Жанр «Вечеров рассказа» был из маленького помещения вынесен в аудиторию на 800–1000 человек».[26]

То новое, что вносит Закушняк в изменение предлагаемых обстоятельств рассказов – это отказ от интимности и, в первую очередь, от настольной лампы. Он впервые вводит свет в зрительный зал. Тем самым подчеркивается прямое и непосредственное общение рассказчика со слушающими его партнерами. Интимность обстоятельств создавала возможности косвенного общения, глубокой психологической сосредоточенности, больших пауз. Свет в зале требовал непосредственного обращения к зрителю, беседы глаз в глаз, большей активности рассказа.

Правда, в этом переходе от «вечеров интимного чтения» к прямому обращению к зрителю в «вечерах рассказа» сказалась не столько потребность внутреннего эстетического развития жанра, сколько распространенные в то время идеи массовости пролетарской культуры, отрицание «полутонов» и «интимности».

Не случайно, что наиболее распространенной формой искусства живого слова, широко пропагандируемой пролеткультом, являлся в то время чисто формальный жанр хоровой декламации, с огромными составами чтецов. В государственном театре хоровой декламации под управлением Сережникова одновременно выступало сто чтецов.

Вечера же интимного чтения Закушняка рассматривались тогда, как выражение буржуазно-аристократической культуры. Характерно в этом отношении, что, например, Чернявский, великолепно чувствовавший и понимавший Закушняка, уже после его смерти, при исполнении «Дома с мезонином» почти никогда не решался рассказывать, сидя за столом при освещении одной настольной лампы.

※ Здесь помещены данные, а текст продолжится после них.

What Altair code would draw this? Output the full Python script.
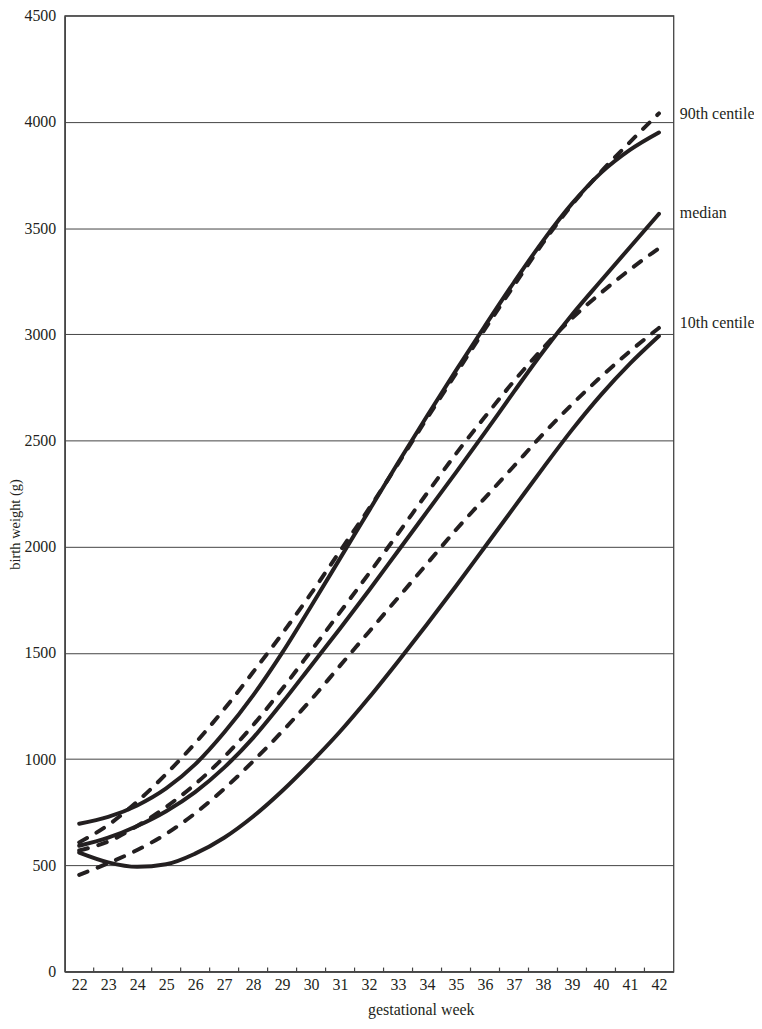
import altair as alt
import pandas as pd

# ---- data ----
weeks = list(range(22, 43))
solid_90 = [696, 728, 782, 862, 975, 1125, 1300, 1500, 1720, 1945, 2170, 2395, 2615, 2830, 3040, 3245, 3440, 3615, 3760, 3868, 3950]
solid_50 = [592, 630, 685, 755, 845, 960, 1100, 1265, 1440, 1615, 1795, 1980, 2165, 2350, 2538, 2730, 2918, 3092, 3252, 3410, 3567]
solid_10 = [560, 514, 493, 505, 555, 630, 730, 850, 985, 1130, 1290, 1460, 1635, 1815, 2000, 2185, 2370, 2550, 2715, 2862, 2992]
dashed_90 = [608, 690, 800, 930, 1075, 1235, 1410, 1590, 1780, 1980, 2180, 2390, 2605, 2815, 3025, 3230, 3430, 3610, 3765, 3905, 4040]
dashed_50 = [570, 612, 685, 775, 882, 1010, 1160, 1330, 1510, 1692, 1875, 2062, 2252, 2438, 2612, 2780, 2935, 3075, 3195, 3305, 3405]
dashed_10 = [455, 510, 572, 648, 745, 860, 990, 1130, 1280, 1440, 1600, 1760, 1920, 2080, 2230, 2380, 2530, 2670, 2800, 2920, 3030]

label_names = ["90th centile", "median", "10th centile"]
label_values = [4035, 3570, 3055]
label_week = 42

y_ticks = list(range(0, 4501, 500))
tick_bounds = [w + 0.5 for w in weeks[:-1]]

INK = "#231f20"
FONT = "Liberation Serif"
W, H = 612, 961

rows = []
for name, vals, style in [("s90", solid_90, "solid"), ("s50", solid_50, "solid"), ("s10", solid_10, "solid"),
                          ("d90", dashed_90, "dashed"), ("d50", dashed_50, "dashed"), ("d10", dashed_10, "dashed")]:
    for w, v in zip(weeks, vals):
        rows.append({"week": w, "weight": v, "series": name, "style": style})
df = pd.DataFrame(rows)

xscale = alt.Scale(domain=[21.5, 42.5], nice=False, zero=False)
yscale = alt.Scale(domain=[0, 4500], nice=False)

x_axis = alt.Axis(values=weeks, format="d", ticks=False, tickSize=0, grid=False,
                  labelFlush=False, labelOverlap=False,
                  labelFont=FONT, labelFontSize=16, labelColor=INK, labelPadding=5,
                  domainColor="#444", domainWidth=1.5,
                  title="gestational week", titleFont=FONT, titleFontSize=16,
                  titleFontWeight="normal", titleColor=INK,
                  titleX=358, titleY=43, titleAlign="center", titleBaseline="alphabetic")
y_axis = alt.Axis(values=y_ticks, format="d", ticks=False, tickSize=0, grid=True,
                  gridColor="#444", gridWidth=1,
                  labelFlush=False, labelOverlap=False,
                  labelFont=FONT, labelFontSize=16, labelColor=INK, labelPadding=9,
                  domainColor="#444", domainWidth=1.5,
                  title="birth weight (g)", titleFont=FONT, titleFontSize=14.5,
                  titleFontWeight="normal", titleColor=INK,
                  titleX=-49, titleY=511, titleAngle=270, titleAlign="center",
                  titleBaseline="middle")


def X(field):
    return alt.X(field, type="quantitative", scale=xscale, axis=x_axis)


def Y(field):
    return alt.Y(field, type="quantitative", scale=yscale, axis=y_axis)


solid = alt.Chart(df).transform_filter(alt.datum.style == "solid").mark_line(
    color=INK, strokeWidth=4, interpolate="monotone", strokeCap="round"
).encode(x=X("week"), y=Y("weight"), detail="series:N")

dashed = alt.Chart(df).transform_filter(alt.datum.style == "dashed").mark_line(
    color=INK, strokeWidth=4, interpolate="monotone", strokeCap="round", strokeDash=[9, 11]
).encode(x=X("week"), y=Y("weight"), detail="series:N")

ticks_df = pd.DataFrame({"week": tick_bounds})
xticks = alt.Chart(ticks_df).mark_rule(color="#444", strokeWidth=1.2).encode(
    x=X("week"), y=alt.value(H), y2=alt.value(H - 4))

lab_df = pd.DataFrame({"name": label_names, "weight": label_values, "week": [label_week] * 3})
labels = alt.Chart(lab_df).mark_text(
    align="left", baseline="middle", dx=21, font=FONT, fontSize=16, color=INK
).encode(x=X("week"), y=Y("weight"), text="name:N")

chart = alt.layer(solid, dashed, xticks, labels).properties(
    width=W, height=H,
    autosize=alt.AutoSizeParams(type="none"),
    padding={"left": 57, "top": 5, "right": 81, "bottom": 45},
).configure_view(stroke="#333", strokeWidth=1.2, clip=False)

chart.save("out.html", embed_options={"renderer": "svg", "actions": False})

И лишь в 1940 году, один раз, на вечере посвященном памяти А. Я. Закушняка, он позволил себе это, и то после многих оговорок о том, что жанр вечеров интимного чтения, это была неизбежная дань своему времени, что сам А. Я. Закушняк после революции отказался от интимности, то есть от уюта, от настольной лампы и свободного непринужденного собеседования со зрителями, и что только по случаю столь торжественного дня памяти Александра Яковлевича, Чернявский сделает исключение и исполнит «Дом с мезонином» так же, как исполнялась эта работа Закушняком в 1910 году.

И даже Н. Ю. Верховский, страстный сторонник и пропагандист наследия А. Я. Закушняка, даже он, уже в 1950 году, в своей «Книге о чтецах» писал: «… оставаясь связанный с буржуазной художественной интеллигенцией, он (то есть А. Я. Закушняк – Н. Г.) был не в силах критически подойти к оценке существа тогдашнего искусства и понять до конца великую общественную функцию столь любимого им реалистического литературного слова. Это понимание пришло позже. А пока, сказав резкое «нет» реакционному символическому театру, Закушняк лишь наполовину освободился от его влияния и в своих «Вечерах интимного чтения” (1910–1914), посещавшихся преимущественно буржуазной публикой, отдал щедрую дань «красивым уютам…».[27]

Можно понять людей, искренне разделяющих позиции пролеткульта, и считающих, что искусство МХАТа с его полутонами чеховских постановок, с его сверчками, скрипами половиц и психологическими паузами, чуждо пролетарской идеологии. Естественно, что для сторонников такой концепции «вечера интимного чтения» Закушняка действительно явились самым ярким проявлением чуждой пролетариату культуры.

Но как могут друзья и сторонники Закушняка, его ученики и последователи, стоять на таких позициях – непонятно!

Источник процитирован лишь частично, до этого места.